» **Objective**
Reproduce exactly, with no pictures, each line from the opening of the material down through the line containing "82, bottom: 197".
━━ Provided material ━━
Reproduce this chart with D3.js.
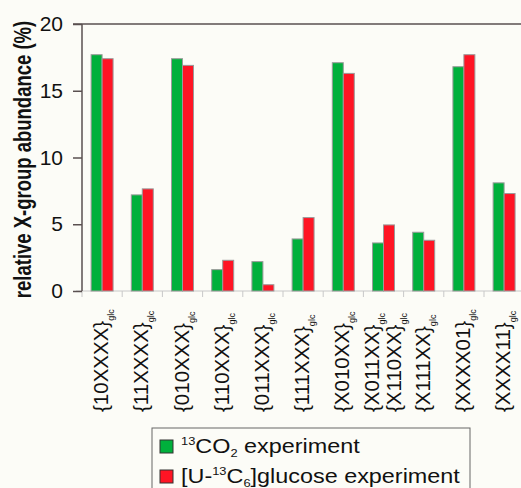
<!DOCTYPE html>
<html>
<head>
<meta charset="utf-8">
<script src="https://cdn.jsdelivr.net/npm/d3@7"></script>
<style>
  body { margin: 0; background: #fcfcf7; }
  svg { display: block; font-family: "Liberation Sans", Arial, sans-serif; }
</style>
</head>
<body>
<div id="chart"></div>
<script>
// X-group labels (two groups share one slot)
const categories = [
  ["{10XXXX}"], ["{11XXXX}"], ["{010XXX}"], ["{110XXX}"], ["{011XXX}"], ["{111XXX}"],
  ["{X010XX}"], ["{X011XX}", "{X110XX}"], ["{X111XX}"], ["{XXXX01}"], ["{XXXX11}"]
];
const series = ["co2", "glucose"];
const co2Values = [17.7, 7.2, 17.4, 1.6, 2.2, 3.9, 17.1, 3.6, 4.4, 16.8, 8.1];
const glucoseValues = [17.4, 7.65, 16.9, 2.3, 0.47, 5.5, 16.3, 4.95, 3.8, 17.7, 7.3];
const yTicks = [0, 5, 10, 15, 20];
const colors = { co2: "#00b03c", glucose: "#ff1424" };

const width = 521, height = 488;
const margin = { top: 24, left: 82, bottom: 197 };

const svg = d3.select("#chart").append("svg")
  .attr("width", width)
  .attr("height", height);

svg.append("rect").attr("width", width).attr("height", height).attr("fill", "#fcfcf7");

const y = d3.scaleLinear().domain([0, 20]).range([height - margin.bottom, margin.top]);

const x = d3.scaleBand()
  .domain(d3.range(categories.length))
  .range([margin.left, margin.left + 40.2 * categories.length])
  .padding(0);

const x1 = d3.scaleBand()
  .domain(series)
  .range([0, x.bandwidth()])
  .paddingInner(0)
  .paddingOuter(0.83);

// top frame line
svg.append("line")
  .attr("x1", margin.left - 9).attr("x2", width)
  .attr("y1", y(20)).attr("y2", y(20))
  .attr("stroke", "#5a5050").attr("stroke-width", 1.5);

// x baseline + ticks between groups
const y0 = y(0);
svg.append("line")
  .attr("x1", margin.left - 6).attr("x2", width)
  .attr("y1", y0).attr("y2", y0)
  .attr("stroke", "#c8c8c8").attr("stroke-width", 1);

svg.append("g").selectAll("line")
  .data(d3.range(categories.length + 1))
  .join("line")
  .attr("x1", i => margin.left + i * x.step())
  .attr("x2", i => margin.left + i * x.step())
  .attr("y1", y0).attr("y2", y0 + 6)
  .attr("stroke", "#c8c8c8").attr("stroke-width", 1);

// bars
const rows = categories.map((c, i) => ({ i, co2: co2Values[i], glucose: glucoseValues[i] }));

svg.append("g").selectAll("g")
  .data(rows)
  .join("g")
  .attr("transform", d => `translate(${x(d.i)},0)`)
  .selectAll("rect")
  .data(d => series.map(s => ({ s, v: d[s] })))
  .join("rect")
  .attr("x", d => x1(d.s))
  .attr("width", x1.bandwidth())
  .attr("y", d => y(d.v))
  .attr("height", d => y0 - y(d.v))
  .attr("fill", d => colors[d.s])
  .attr("stroke", "#9a9a9a")
  .attr("stroke-width", 1);

// y axis
const yAxis = svg.append("g").attr("transform", `translate(${margin.left},0)`)
  .call(d3.axisLeft(y).tickValues(yTicks).tickSize(9).tickPadding(10));
yAxis.select(".domain").attr("stroke", "#5a5050").attr("stroke-width", 1.5)
  .attr("d", `M0,${y(20)}V${y0}`);
yAxis.selectAll(".tick line").attr("stroke", "#5a5050").attr("stroke-width", 1.5);
yAxis.selectAll(".tick text")
  .attr("font-size", 21).attr("fill", "#111")
  .attr("font-family", "'Liberation Sans', Arial, sans-serif");

// y title (source image is a bit stretched sideways)
svg.append("text")
  .attr("transform", `translate(31,${(y(20) + y0) / 2 + 2}) scale(1.3,1) rotate(-90)`)
  .attr("text-anchor", "middle")
  .attr("font-size", 18.5)
  .attr("font-weight", "bold")
  .attr("fill", "#111")
  .text("relative X-group abundance (%)");

// x labels, rotated with glc subscript
const labelG = svg.append("g");
categories.forEach((lines, i) => {
  const cx = x(i) + x.bandwidth() / 2;
  lines.forEach((lab, k) => {
    const off = (k - (lines.length - 1) / 2) * 22;
    const t = labelG.append("text")
      .attr("transform", `translate(${cx + off + 6},412) rotate(-90)`)
      .attr("font-size", 20.5)
      .attr("fill", "#111");
    t.append("tspan").text(lab);
    t.append("tspan").attr("dy", 6).attr("font-size", 9).text("glc");
  });
});

// legend
const lg = svg.append("g");
lg.append("rect")
  .attr("x", 152).attr("y", 428)
  .attr("width", 318).attr("height", 90)
  .attr("fill", "#fcfcf7")
  .attr("stroke", "#666").attr("stroke-width", 1);

const legendRows = [
  { s: "co2", parts: [["13", "sup"], ["CO", ""], ["2", "sub"], [" experiment", ""]] },
  { s: "glucose", parts: [["[U-", ""], ["13", "sup"], ["C", ""], ["6", "sub"], ["]glucose experiment", ""]] }
];

legendRows.forEach((r, k) => {
  const yy = 440 + k * 30;
  lg.append("rect")
    .attr("x", 160).attr("y", yy)
    .attr("width", 13).attr("height", 13)
    .attr("fill", colors[r.s])
    .attr("stroke", "#333").attr("stroke-width", 1);
  const t = lg.append("text")
    .attr("transform", `translate(181,${yy + 13}) scale(1.17,1)`)
    .attr("font-size", 20)
    .attr("fill", "#111")
    .attr("xml:space", "preserve")
    .style("white-space", "pre");
  let shift = 0;
  r.parts.forEach(([txt, kind]) => {
    const target = kind === "sup" ? -8 : kind === "sub" ? 4 : 0;
    t.append("tspan")
      .attr("dy", target - shift)
      .attr("font-size", kind ? 11 : 20)
      .text(txt);
    shift = target;
  });
});
</script>
</body>
</html>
━━━
» **Written solution**
Reproduce this chart with D3.js.
<!DOCTYPE html>
<html>
<head>
<meta charset="utf-8">
<script src="https://cdn.jsdelivr.net/npm/d3@7"></script>
<style>
  body { margin: 0; background: #fcfcf7; }
  svg { display: block; font-family: "Liberation Sans", Arial, sans-serif; }
</style>
</head>
<body>
<div id="chart"></div>
<script>
// X-group labels (two groups share one slot)
const categories = [
  ["{10XXXX}"], ["{11XXXX}"], ["{010XXX}"], ["{110XXX}"], ["{011XXX}"], ["{111XXX}"],
  ["{X010XX}"], ["{X011XX}", "{X110XX}"], ["{X111XX}"], ["{XXXX01}"], ["{XXXX11}"]
];
const series = ["co2", "glucose"];
const co2Values = [17.7, 7.2, 17.4, 1.6, 2.2, 3.9, 17.1, 3.6, 4.4, 16.8, 8.1];
const glucoseValues = [17.4, 7.65, 16.9, 2.3, 0.47, 5.5, 16.3, 4.95, 3.8, 17.7, 7.3];
const yTicks = [0, 5, 10, 15, 20];
const colors = { co2: "#00b03c", glucose: "#ff1424" };

const width = 521, height = 488;
const margin = { top: 24, left: 82, bottom: 197 };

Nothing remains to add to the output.